New Articles


All shippers, from the very largest to the smallest, will likely need to form relationships with one or more intermediaries. For one thing, just about all air cargo moves through air freight forwarders, so if you ship or plan to ship by air you will likely need to proceed through a forwarder.

When it comes to ocean freight, some large shippers have their own shipping departments that deal directly with carriers. But carriers are looking for customers that ship thousands of containers per year—so smaller shippers, those that can’t ship full containerloads or don’t have have sufficient volume to merit the attention of the big carriers, will need to deal with freight forwarders and/or NVOCCs to get their cargo where it needs to go. Big shippers also sometimes rely on intermediaries to place ocean and truck cargo.

United States maritime law was reformed several years ago to lump freight forwarders and NVOCCs into one category for the purposes of ocean transportation regulation: Ocean Transportation Intermediaries. As a practical matter, freight forwarders and NVOCCs provide different kinds of services. Some organizations provide both, but it’s a good idea for shippers to be aware of the kind of service being offered and provided under particular circumstances.

Freight brokers generally operate in the trucking mode, placing last-minute or expedited loads in the spot market.

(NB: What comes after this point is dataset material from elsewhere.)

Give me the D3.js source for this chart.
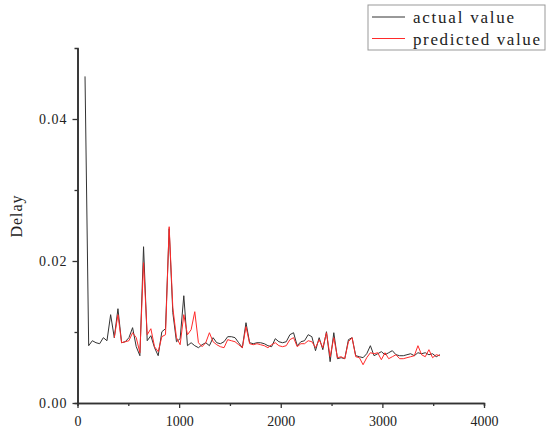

There have been two countervailing trends in recent years with respect to the relationship between intermediaries and carriers. On one hand, carrriers have acquired intermediaries in effort to offer what they call end-to-end supply-chain solutions. On the other hand, carriers, in an effort to cut costs, have reduced their customer service departments and have come reply more on intermediaries to interface with customers and to provide a human touch.